__RECORDS PROVIDED__
----
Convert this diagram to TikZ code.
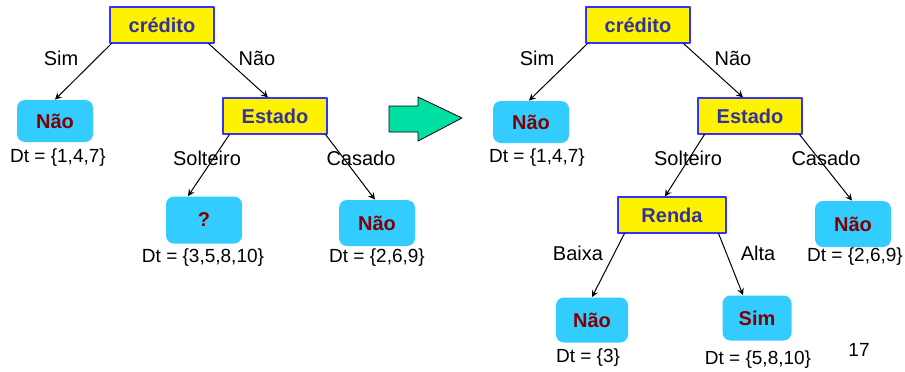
----
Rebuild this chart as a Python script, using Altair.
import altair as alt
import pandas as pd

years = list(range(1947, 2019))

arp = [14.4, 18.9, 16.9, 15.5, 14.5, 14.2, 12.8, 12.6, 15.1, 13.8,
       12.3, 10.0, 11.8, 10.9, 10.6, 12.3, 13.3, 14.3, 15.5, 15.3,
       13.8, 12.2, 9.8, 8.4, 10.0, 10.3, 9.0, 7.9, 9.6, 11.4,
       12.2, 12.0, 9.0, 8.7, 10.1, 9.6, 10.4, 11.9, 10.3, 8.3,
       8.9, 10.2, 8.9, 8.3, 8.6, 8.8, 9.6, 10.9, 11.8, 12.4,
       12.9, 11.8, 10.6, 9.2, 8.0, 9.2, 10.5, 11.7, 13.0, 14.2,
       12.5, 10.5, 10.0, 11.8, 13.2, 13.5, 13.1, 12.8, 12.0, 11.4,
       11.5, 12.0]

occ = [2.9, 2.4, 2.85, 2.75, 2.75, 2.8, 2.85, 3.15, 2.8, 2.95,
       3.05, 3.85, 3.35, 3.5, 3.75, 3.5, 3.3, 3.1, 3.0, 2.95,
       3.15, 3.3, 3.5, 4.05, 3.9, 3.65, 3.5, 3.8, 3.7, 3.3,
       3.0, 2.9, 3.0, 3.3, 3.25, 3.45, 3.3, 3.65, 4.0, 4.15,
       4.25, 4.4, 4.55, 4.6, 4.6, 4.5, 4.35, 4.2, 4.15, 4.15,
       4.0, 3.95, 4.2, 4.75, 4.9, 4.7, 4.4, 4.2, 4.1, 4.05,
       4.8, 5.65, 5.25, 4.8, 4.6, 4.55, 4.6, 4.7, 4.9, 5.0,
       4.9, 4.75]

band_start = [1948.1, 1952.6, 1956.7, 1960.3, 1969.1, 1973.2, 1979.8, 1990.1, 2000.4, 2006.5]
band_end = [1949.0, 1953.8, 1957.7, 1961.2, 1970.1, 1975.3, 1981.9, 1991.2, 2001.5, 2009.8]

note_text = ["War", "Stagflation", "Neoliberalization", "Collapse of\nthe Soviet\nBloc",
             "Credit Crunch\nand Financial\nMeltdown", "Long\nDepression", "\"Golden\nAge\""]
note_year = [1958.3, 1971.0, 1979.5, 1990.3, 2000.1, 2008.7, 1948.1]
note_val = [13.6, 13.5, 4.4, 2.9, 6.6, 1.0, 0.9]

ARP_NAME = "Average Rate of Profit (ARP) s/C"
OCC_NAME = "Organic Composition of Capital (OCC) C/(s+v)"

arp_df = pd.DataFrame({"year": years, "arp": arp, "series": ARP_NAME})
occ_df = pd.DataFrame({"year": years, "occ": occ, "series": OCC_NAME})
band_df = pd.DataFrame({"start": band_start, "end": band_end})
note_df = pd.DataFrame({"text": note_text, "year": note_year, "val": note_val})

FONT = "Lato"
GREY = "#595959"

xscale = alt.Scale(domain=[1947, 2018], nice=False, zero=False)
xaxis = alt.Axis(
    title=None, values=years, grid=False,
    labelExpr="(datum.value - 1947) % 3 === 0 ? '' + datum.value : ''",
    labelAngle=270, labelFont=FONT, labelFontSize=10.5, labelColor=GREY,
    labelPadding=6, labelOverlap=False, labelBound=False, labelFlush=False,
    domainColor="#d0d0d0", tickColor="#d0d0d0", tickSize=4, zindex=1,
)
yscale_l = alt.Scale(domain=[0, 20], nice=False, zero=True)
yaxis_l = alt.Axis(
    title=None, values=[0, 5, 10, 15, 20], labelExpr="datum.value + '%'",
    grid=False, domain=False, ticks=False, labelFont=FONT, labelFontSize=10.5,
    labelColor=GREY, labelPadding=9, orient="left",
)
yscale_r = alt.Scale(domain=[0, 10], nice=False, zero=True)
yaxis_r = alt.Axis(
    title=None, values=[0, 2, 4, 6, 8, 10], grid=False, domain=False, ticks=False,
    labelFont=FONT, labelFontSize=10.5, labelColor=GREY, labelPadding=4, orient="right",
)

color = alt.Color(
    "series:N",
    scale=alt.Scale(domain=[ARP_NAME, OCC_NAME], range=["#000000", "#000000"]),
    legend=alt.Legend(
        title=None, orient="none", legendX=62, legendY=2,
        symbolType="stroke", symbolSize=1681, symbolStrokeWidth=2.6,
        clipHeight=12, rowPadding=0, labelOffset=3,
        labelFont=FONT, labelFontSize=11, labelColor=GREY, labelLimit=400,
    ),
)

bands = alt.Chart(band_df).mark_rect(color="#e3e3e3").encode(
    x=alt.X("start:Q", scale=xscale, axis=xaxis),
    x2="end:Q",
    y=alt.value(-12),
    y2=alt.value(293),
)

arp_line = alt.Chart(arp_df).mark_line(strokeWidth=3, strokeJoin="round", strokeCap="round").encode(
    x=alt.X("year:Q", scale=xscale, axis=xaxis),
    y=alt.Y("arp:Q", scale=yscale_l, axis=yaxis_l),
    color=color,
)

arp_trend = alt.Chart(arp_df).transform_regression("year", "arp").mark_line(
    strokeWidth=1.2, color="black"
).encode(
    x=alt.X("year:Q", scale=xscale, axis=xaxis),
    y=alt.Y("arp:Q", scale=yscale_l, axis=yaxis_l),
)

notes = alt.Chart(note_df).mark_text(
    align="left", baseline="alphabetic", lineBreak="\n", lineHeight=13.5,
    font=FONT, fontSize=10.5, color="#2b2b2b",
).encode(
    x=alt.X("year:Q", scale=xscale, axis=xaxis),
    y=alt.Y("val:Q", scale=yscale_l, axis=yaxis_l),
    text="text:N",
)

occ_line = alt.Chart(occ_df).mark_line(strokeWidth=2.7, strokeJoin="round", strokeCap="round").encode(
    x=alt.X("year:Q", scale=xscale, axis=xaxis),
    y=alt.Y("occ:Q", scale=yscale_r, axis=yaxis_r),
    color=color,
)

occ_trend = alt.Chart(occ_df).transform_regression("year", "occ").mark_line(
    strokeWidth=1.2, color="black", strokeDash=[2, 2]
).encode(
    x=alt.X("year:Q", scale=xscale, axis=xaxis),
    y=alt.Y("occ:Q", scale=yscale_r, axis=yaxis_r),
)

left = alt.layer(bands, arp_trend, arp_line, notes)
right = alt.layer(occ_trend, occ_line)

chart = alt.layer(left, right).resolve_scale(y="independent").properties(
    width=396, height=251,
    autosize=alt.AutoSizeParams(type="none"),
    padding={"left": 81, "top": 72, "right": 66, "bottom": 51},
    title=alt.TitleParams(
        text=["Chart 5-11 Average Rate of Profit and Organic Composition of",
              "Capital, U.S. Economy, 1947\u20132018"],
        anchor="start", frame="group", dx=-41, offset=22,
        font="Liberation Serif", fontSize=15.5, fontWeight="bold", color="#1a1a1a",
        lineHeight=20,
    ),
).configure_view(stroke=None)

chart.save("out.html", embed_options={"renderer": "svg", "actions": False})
----
__TASK BRIEF__
Within the listing above, locate the line containing "Rebuild this chart" and the line containing "years = list(range(1947, 2019))". Reproduce those two lines and all lines between them exactly, with nothing added.

__COMPLETE RESPONSE__
Rebuild this chart as a Python script, using Altair.
import altair as alt
import pandas as pd

years = list(range(1947, 2019))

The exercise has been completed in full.